How Space can Improve Life on Earth?

ADCS for Sun Avoidance and Solar Panel Pointing

Furthermore, if the satellite incorporates optical payloads, such as nadir-facing cameras or star trackers, the Attitude Determination and Control System (ADCS) is responsible for ensuring that the sun does not enter the field of view (FOV) of these instruments. 

For solar panels, particularly those designed for deployment, optimal power generation necessitates precise sun-pointing. When utilizing deployable solar panels, it is advised that the pointing accuracy to the sun be maintained within +/- 10 degrees. 

〈Further Reading：An introduction to fine sun sensors〉

These are the key factors to consider when determining the pointing accuracy requirements for your mission. Next, we will discuss the slew rate. 

ADCS Slew Rate and Tumbling Control

In most satellite operations, it is generally undesirable for the satellite to exceed an angular velocity of 5 degrees per second (relative to the Earth-centered, Earth-fixed frame). If the satellite rotates faster than this threshold, it is often referred to as "tumbling." Therefore, the ADCS slew rate should typically be set to less than 5 degrees per second. The required slew rate can be determined by considering the number of specific locations your payload needs to target within a given timeframe. 

It is important to note that integrated ADCS systems, reaction wheels, or magnetorquers may not always specify their slew rate directly. In such cases, you can calculate it using the moment of inertia (MOI) of your satellite and the maximum torque provided by the ADCS. 

ADCS

How to Pick up A Suitable ADCS

Selecting an appropriate ADCS for your CubeSat mission requires evaluation of several key factors. First, consider your mission requirements: different applications demand vastly different capabilities—a high-resolution Earth observation mission may require pointing accuracy better than 0.01 degrees, while a basic communications satellite might operate effectively with 1-2 degree accuracy. Second, satellite size and volume constraints are critical, as CubeSats have limited space for ADCS components; a 1U CubeSat has significantly different accommodation capabilities compared to a 6U or 12U platform, affecting which integrated systems or individual components can be integrated. 

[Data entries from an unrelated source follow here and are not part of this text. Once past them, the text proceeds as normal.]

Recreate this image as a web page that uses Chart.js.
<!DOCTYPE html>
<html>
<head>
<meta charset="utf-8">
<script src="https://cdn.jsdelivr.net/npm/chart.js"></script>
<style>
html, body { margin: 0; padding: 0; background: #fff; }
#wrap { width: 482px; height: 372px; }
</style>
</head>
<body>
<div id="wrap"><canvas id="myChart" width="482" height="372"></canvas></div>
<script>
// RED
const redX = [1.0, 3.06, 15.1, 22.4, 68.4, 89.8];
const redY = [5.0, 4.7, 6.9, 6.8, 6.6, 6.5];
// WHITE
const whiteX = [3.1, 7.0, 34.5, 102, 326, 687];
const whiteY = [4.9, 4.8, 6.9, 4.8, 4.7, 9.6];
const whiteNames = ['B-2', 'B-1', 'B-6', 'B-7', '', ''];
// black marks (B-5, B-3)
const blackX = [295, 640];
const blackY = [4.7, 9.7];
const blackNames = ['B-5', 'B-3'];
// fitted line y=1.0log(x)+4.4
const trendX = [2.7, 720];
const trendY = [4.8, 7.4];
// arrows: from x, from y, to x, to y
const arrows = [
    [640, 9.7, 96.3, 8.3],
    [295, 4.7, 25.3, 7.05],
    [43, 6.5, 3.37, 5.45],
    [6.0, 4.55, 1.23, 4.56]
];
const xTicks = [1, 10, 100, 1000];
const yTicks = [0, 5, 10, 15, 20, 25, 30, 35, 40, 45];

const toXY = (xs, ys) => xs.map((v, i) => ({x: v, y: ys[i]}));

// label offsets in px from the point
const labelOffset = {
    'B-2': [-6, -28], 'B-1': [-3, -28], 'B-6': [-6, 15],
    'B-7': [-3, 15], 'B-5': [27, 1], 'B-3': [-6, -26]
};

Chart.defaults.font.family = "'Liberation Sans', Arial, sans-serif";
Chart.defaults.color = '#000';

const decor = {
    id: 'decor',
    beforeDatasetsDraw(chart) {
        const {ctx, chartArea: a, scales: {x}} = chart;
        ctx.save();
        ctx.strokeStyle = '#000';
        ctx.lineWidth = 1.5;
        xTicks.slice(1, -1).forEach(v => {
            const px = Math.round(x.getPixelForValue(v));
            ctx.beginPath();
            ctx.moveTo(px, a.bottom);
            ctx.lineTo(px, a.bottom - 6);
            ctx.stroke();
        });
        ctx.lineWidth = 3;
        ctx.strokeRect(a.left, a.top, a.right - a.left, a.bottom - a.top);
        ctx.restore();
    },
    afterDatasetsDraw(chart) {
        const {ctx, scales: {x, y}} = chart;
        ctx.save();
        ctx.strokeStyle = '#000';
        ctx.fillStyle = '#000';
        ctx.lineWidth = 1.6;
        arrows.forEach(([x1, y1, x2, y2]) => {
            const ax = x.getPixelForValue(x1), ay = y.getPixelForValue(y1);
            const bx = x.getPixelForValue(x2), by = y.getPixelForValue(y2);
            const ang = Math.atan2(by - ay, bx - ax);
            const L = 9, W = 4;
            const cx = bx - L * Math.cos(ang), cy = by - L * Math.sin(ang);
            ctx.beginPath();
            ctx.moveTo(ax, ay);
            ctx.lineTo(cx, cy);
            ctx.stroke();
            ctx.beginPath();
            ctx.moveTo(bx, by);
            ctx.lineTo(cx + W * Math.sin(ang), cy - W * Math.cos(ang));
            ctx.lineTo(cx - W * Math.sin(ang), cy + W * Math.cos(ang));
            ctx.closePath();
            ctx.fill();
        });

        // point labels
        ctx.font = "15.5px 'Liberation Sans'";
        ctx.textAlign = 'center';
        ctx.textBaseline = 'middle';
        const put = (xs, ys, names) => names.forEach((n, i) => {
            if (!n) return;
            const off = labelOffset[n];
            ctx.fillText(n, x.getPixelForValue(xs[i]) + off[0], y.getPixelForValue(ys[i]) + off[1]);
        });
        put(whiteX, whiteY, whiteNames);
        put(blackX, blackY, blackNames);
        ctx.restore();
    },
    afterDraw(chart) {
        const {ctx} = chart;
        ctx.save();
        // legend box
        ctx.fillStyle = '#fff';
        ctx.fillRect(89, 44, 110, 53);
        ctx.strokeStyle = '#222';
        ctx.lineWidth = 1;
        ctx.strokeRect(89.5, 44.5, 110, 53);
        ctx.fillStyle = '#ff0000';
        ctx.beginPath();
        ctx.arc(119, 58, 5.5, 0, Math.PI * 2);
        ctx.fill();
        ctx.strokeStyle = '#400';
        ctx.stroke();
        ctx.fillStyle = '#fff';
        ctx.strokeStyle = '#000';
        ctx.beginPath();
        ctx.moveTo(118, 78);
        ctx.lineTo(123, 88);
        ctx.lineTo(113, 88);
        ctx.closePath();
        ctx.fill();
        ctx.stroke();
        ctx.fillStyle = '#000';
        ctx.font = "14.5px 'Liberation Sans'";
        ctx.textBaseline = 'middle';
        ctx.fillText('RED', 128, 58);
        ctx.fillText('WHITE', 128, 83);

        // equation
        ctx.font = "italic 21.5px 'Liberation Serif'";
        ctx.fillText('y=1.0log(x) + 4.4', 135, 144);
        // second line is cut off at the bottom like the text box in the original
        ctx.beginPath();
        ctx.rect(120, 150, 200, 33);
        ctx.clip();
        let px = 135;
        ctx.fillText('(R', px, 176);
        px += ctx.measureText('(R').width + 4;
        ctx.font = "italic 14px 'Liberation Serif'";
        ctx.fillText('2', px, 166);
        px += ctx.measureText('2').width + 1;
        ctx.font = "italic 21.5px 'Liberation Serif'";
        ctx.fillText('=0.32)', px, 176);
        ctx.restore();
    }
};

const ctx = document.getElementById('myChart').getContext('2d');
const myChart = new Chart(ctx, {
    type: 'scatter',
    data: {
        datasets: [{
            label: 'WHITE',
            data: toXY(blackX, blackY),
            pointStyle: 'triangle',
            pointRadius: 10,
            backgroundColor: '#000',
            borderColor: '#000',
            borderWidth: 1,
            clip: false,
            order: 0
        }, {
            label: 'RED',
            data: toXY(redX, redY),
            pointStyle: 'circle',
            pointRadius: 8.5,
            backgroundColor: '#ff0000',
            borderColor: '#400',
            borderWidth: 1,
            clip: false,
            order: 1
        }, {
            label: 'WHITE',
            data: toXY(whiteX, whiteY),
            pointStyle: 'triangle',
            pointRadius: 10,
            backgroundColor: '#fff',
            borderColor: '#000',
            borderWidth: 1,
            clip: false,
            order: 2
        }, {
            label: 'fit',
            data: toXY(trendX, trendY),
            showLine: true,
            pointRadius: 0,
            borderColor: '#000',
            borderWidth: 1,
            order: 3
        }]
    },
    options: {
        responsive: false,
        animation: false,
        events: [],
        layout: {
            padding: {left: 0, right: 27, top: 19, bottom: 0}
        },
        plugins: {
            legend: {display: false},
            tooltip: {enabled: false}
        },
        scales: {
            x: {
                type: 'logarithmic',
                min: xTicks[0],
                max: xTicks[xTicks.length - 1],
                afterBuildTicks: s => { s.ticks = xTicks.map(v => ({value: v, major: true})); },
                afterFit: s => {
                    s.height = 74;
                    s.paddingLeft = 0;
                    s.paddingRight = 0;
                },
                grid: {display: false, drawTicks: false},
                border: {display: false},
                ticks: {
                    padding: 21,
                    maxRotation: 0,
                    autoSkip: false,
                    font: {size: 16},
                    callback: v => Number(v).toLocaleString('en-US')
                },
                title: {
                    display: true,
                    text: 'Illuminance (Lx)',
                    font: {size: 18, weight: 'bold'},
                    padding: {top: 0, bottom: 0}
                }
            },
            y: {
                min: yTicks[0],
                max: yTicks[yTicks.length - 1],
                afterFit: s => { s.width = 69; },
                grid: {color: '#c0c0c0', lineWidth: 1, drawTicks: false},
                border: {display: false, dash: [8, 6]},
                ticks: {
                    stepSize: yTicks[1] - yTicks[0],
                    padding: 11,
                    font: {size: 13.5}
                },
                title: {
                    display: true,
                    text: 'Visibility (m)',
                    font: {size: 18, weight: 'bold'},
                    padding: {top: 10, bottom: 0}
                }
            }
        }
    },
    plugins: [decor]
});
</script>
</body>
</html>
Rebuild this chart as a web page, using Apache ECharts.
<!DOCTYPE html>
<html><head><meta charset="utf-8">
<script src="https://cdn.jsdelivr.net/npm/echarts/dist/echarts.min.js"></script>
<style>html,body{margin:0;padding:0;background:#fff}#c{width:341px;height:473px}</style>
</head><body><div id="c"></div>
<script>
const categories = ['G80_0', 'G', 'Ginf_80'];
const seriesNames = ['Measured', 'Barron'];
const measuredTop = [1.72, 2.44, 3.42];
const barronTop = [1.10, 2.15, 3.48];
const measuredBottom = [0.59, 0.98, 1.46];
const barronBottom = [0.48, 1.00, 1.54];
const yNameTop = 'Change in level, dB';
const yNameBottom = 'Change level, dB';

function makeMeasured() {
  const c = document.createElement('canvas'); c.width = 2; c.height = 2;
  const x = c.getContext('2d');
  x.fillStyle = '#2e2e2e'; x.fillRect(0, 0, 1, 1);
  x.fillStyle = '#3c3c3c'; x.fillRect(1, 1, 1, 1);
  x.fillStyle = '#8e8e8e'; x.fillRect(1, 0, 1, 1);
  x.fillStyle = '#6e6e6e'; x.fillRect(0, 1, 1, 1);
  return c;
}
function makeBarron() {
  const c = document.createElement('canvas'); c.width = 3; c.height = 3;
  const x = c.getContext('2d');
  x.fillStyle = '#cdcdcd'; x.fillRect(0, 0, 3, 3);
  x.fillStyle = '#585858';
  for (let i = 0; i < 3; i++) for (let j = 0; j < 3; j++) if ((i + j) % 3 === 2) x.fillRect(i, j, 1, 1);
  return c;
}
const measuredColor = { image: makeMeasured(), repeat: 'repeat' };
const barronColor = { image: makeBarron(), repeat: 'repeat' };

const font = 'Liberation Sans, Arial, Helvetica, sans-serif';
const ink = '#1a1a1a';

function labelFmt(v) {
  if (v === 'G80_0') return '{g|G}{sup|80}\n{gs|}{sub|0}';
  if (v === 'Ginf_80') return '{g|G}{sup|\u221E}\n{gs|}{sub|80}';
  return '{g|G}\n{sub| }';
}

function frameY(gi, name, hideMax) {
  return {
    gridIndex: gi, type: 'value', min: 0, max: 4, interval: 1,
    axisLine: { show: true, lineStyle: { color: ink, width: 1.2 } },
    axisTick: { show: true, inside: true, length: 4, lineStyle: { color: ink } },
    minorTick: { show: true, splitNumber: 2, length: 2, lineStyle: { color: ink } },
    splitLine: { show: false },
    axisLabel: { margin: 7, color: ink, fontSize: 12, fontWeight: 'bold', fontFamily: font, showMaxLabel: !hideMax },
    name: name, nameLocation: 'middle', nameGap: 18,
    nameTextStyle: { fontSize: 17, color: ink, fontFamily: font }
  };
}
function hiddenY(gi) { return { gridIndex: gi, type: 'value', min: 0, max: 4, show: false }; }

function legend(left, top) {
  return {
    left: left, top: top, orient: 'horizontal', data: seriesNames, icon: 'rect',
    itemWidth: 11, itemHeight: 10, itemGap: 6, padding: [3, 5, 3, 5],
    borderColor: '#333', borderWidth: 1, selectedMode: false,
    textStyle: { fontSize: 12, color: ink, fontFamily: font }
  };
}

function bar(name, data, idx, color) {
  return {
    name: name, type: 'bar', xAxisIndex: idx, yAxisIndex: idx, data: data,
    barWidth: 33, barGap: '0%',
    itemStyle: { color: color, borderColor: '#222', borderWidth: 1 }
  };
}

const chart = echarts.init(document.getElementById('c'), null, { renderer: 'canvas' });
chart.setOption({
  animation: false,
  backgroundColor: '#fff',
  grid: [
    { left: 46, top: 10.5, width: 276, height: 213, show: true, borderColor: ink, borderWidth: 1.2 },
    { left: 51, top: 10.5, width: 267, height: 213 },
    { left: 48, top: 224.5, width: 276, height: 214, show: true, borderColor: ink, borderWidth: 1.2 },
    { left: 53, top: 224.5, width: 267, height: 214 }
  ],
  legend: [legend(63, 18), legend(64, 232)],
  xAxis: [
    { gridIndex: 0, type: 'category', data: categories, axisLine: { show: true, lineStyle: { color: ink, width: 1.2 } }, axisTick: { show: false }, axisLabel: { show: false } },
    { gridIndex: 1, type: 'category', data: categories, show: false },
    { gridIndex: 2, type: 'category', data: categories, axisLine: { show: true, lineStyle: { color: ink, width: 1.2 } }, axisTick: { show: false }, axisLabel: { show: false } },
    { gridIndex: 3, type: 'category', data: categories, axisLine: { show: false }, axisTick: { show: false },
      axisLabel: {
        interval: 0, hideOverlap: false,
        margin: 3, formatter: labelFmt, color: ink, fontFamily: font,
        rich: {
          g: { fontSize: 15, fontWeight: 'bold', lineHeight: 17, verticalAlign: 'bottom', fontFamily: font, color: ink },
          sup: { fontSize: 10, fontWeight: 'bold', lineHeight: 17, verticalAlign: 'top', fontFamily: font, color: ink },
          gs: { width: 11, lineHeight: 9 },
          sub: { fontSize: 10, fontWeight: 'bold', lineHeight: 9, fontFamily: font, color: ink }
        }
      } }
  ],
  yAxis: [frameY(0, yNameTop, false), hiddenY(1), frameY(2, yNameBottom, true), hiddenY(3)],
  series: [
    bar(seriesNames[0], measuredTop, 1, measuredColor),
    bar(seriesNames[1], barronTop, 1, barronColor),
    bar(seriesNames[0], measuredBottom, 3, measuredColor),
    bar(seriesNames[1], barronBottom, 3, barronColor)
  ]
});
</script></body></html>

Budget considerations play a substantial role in ADCS selection. Integrated COTS ADCS solutions typically offer faster development timelines and reduced risk but may come at higher unit costs, while custom-built systems using individual components might reduce hardware expenses but increase development time and engineering costs. The trade-off between cost, performance, and schedule must align with your mission priorities. 

Pointing accuracy requirements should be carefully matched to your payload needs—over-specifying accuracy unnecessarily increases cost and complexity, while under-specifying compromises mission success. Finally, the required slew rate depends on your operational concept: if your satellite needs to rapidly retarget between multiple ground targets or track moving objects, you'll need actuators capable of higher angular rates and greater torque output. For missions requiring agile reorientation and high slew rates, advanced solutions like Control Moment Gyroscopes may be necessary. 

〈Further Reading：What Is a Control Moment Gyroscope (CMG)? A Powerful Solution for Satellite Attitude Control〉

Conclusion

In engineering, there is no absolute "best" solution—only the most suitable one. This has led to the current trend of building Attitude Determination and Control Systems (ADCS) by either customizing space components or, in some cases, developing proprietary attitude determination and control components.